En las últimas elecciones generales, PP y PSOE acapararon el 64,75% de los votos —un 15,96% más que en los comicios anteriores—. Y las últimas encuestas electorales le siguen dando a esa dupla una horquilla que oscila entre el 59,4% (GESOP, 9D) y el 63,9% (NC Report, 9D). Un castigo que parece no ya insuficiente, sino realmente preocupante después de haber sufrido España una tragedia que ha puesto en evidencia las múltiples miserias de esos dos grandes partidos y el fracaso palmario del Estado de las autonomías.
Sus líderes nacionales y regionales dan impulso político a una maquinaria gigantesca que solo busca el poder por el poder y que ha venido alimentando, sobre el fingimiento de la discrepancia y con la alternancia en los gobiernos, la ficción de que socialistas y populares son distintos —opuestos, incluso— y no dos partes muy desdibujadas ya de un todo unitario, como parece que son en realidad.
Solo un autócrata como Sánchez emprendería —como ha hecho— un golpe a la nación desde el Gobierno, con el acicate inagotable de esos voraces compañeros de viaje a los que debe su poltrona. Y solo quien se desempeña en el marco dócil de un acuerdo de reparto y no alberga mayor aspiración que la de aguardar su turno para gestionar y consolidar una herencia envenenada es capaz de rendir la plaza y pactarlo todo con el PSOE, como ha hecho el Partido Popular de Feijóo con el Tribunal Constitucional, con las presidencias del Constitucional y del Supremo, con el Consejo General del Poder Judicial, con el Tribunal de Cuentas, con el Consejo de Administración de RTVE, con la regularización de inmigrantes ilegales por cientos de miles y con tantas otras cuestiones. Hay cierta similitud con la terrible cadena de infamias que se dieron sobre aquella balsa a la deriva.

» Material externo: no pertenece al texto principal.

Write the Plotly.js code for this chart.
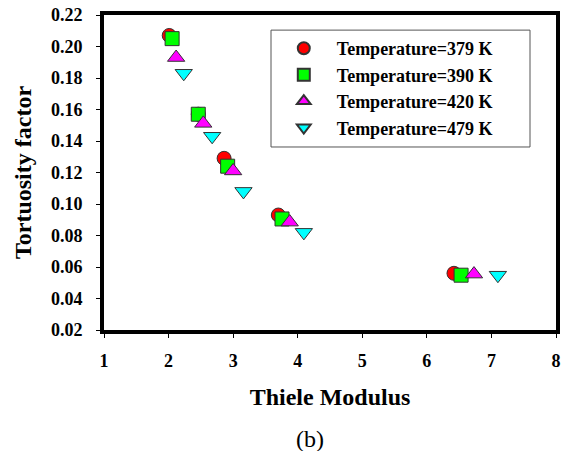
<!DOCTYPE html>
<html>
<head>
<meta charset="utf-8">
<script src="https://cdn.plot.ly/plotly-3.0.1.min.js"></script>
<style>html,body{margin:0;padding:0;background:#fff;}#chart{width:571px;height:451px;}</style>
</head>
<body>
<div id="chart"></div>
<script>
const seriesNames = ["Temperature=379 K", "Temperature=390 K", "Temperature=420 K", "Temperature=479 K"];
const x379 = [2.01, 2.46, 2.86, 3.70, 6.42];
const y379 = [0.207, 0.157, 0.129, 0.093, 0.056];
const x390 = [2.055, 2.46, 2.915, 3.757, 6.53];
const y390 = [0.205, 0.157, 0.124, 0.0905, 0.0548];
const x420 = [2.117, 2.537, 3.0, 3.876, 6.73];
const y420 = [0.193, 0.1512, 0.121, 0.0885, 0.0555];
const x479 = [2.235, 2.675, 3.16, 4.095, 7.10];
const y479 = [0.183, 0.143, 0.108, 0.082, 0.0548];
const xTicks = [1, 2, 3, 4, 5, 6, 7, 8];
const yTicks = [0.02, 0.04, 0.06, 0.08, 0.10, 0.12, 0.14, 0.16, 0.18, 0.20, 0.22];

const serif = "Liberation Serif, Times New Roman, serif";
const outline = {color: "#333333", width: 1};
function tr(x, y, name, symbol, color, size) {
  return {x: x, y: y, name: name, type: "scatter", mode: "markers",
    marker: {symbol: symbol, color: color, size: size, line: outline}};
}
const data = [
  tr(x379, y379, seriesNames[0], "circle", "#FF0000", 14),
  tr(x390, y390, seriesNames[1], "square", "#00FF00", 14),
  tr(x420, y420, seriesNames[2], "triangle-up", "#FF00FF", 15),
  tr(x479, y479, seriesNames[3], "triangle-down", "#00FFFF", 15)
];
const layout = {
  width: 571, height: 451,
  margin: {l: 104, r: 15, t: 15, b: 121},
  paper_bgcolor: "#fff", plot_bgcolor: "#fff",
  font: {family: serif, color: "#000"},
  showlegend: true,
  legend: {x: 0.369, y: 0.952, xanchor: "left", yanchor: "top",
    bgcolor: "rgba(0,0,0,0)", borderwidth: 0,
    font: {family: serif, size: 18, weight: "bold", color: "#000"},
    itemsizing: "constant", itemwidth: 56, tracegroupgap: 0},
  shapes: [{type: "rect", xref: "paper", yref: "paper", x0: 0.3695, x1: 0.9425, y0: 0.581, y1: 0.952,
    layer: "below", fillcolor: "#fff", line: {color: "#555", width: 1}}],
  xaxis: {range: [1, 8], tickvals: xTicks, ticktext: xTicks.map(String),
    showgrid: false, zeroline: false, showline: true, linecolor: "#000", linewidth: 4, mirror: true,
    ticks: "outside", ticklen: 4, tickwidth: 1, tickcolor: "#000", ticklabelstandoff: 7,
    tickfont: {family: serif, size: 18, weight: "bold"},
    title: {text: "Thiele Modulus", font: {family: serif, size: 24, weight: "bold"}, standoff: 20}},
  yaxis: {range: [0.02, 0.22], tickvals: yTicks, ticktext: yTicks.map(v => v.toFixed(2)),
    showgrid: false, zeroline: false, showline: true, linecolor: "#000", linewidth: 4, mirror: true,
    ticks: "outside", ticklen: 4, tickwidth: 1, tickcolor: "#000", ticklabelstandoff: 10,
    tickfont: {family: serif, size: 18, weight: "bold"},
    title: {text: "Tortuosity factor", font: {family: serif, size: 24, weight: "bold"}, standoff: 14}},
  annotations: [{text: "(b)", xref: "paper", yref: "paper", x: 0.455, y: -0.345, yanchor: "middle",
    showarrow: false, font: {family: serif, size: 24, color: "#000"}}]
};
Plotly.newPlot("chart", data, layout, {displayModeBar: false, staticPlot: true});
</script>
</body>
</html>
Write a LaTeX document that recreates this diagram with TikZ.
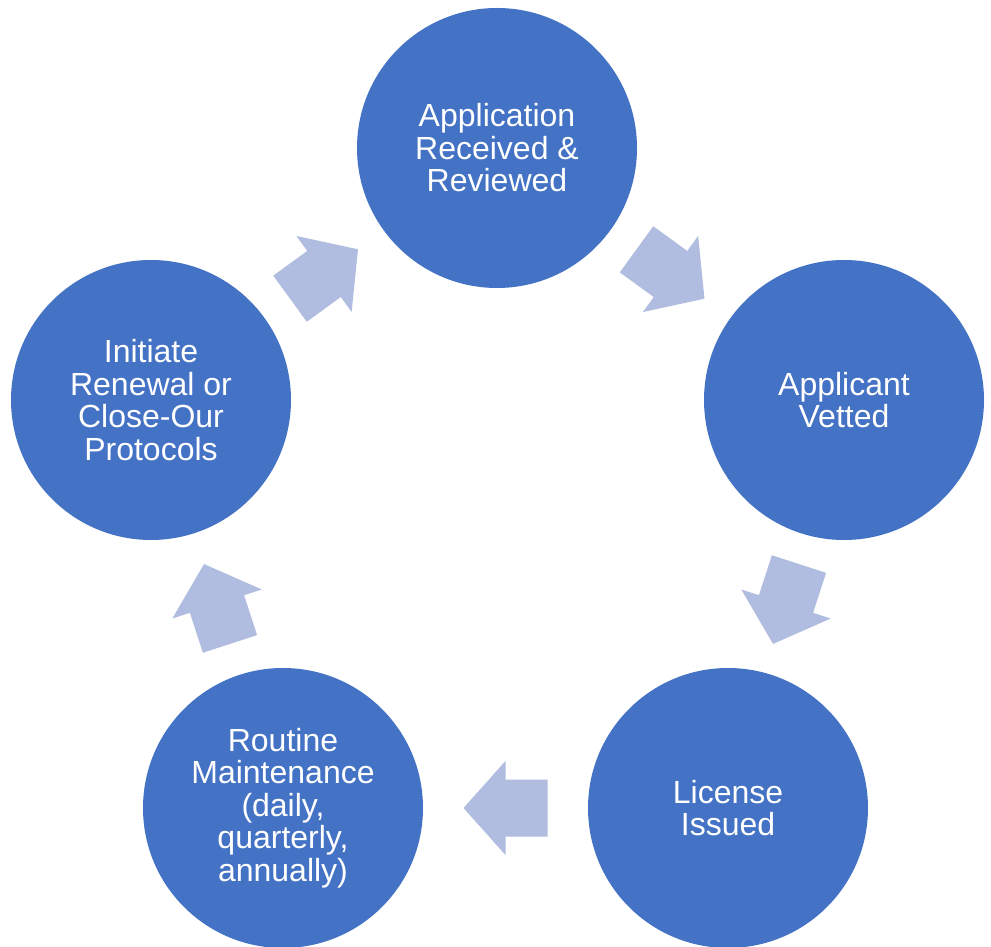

Esa es la deplorable oposición cómplice de Feijóo. La del reparto de todo lo repartible en el plano institucional y la del reparto por la pasta en materia migratoria, que es lo que fueron básicamente a mendigar sus líderes regionales en ese circo prescindible que es ya la Conferencia de Presidentes. La misma oposición que en campaña habla contra la amnistía, pero que luego legitima a Junts, el partido golpista con el que Feijóo reconoce «afinidad» y «cercanía» y Moreno Bonilla dice que «hay que tener relaciones».
La misma oposición que hablaba en campaña de derogar la ley de memoria histórica, pero que la mantiene en Andalucía con la mayoría absoluta de Moreno. O la salva como Marga Prohens, facilitando de paso la imposición lingüística en Baleares al mismo tiempo que reivindica Moreno el «habla andaluza» o María Guardiola el «extremeñu», anticipando nuevos nichos de gasto público. La misma oposición que homenajea en el Congreso con el PSOE a esa comunista azuzadora de odios que fue Dolores Ibarruri.
La misma oposición que se llena la boca de democracia y luego acuerda aplicar cordones sanitarios a quienes traen al debate público estos y otros muchos temas cerrados en falso por amplios consensos que son siempre de conveniencia. Y es que los vivos a la deriva se conducen siempre entre miserias, culpas, miedos y necesidades.
El Partido Popular está hoy en la plena homologación con el PSOE y son tantos sus consensos con la izquierda que solo cabe colegir que son —o aspiran a ser— la misma cosa. Y si esto es así, el bipartidismo se ha convertido ya en un peligro tan real como las verdades y la furia de aquel mar de Géricault.
No solo porque impulsa agendas impropias, ideologías liberticidas y políticas equivocadas que ignoran los problemas reales de los españoles y beben de múltiples fanatismos, sino porque todas ellas —agendas, ideologías y políticas— son fecundas creadoras de problemas que están siendo impuestos por la fuerza implacable de esa mayoría artificial, construida sobre un acuerdo contra natura, que incluye la sumisión a las élites y abusa del principio de representación porque traiciona ampliamente a su electorado.
Todo eso, mientras tratan de convencernos de que el peligro es la esperanza que dibujan ya en el horizonte los patriotas y no la destrucción de todo lo que importa con la invasión depredadora que han venido alimentando. Es el dramático naufragio del bipartidismo.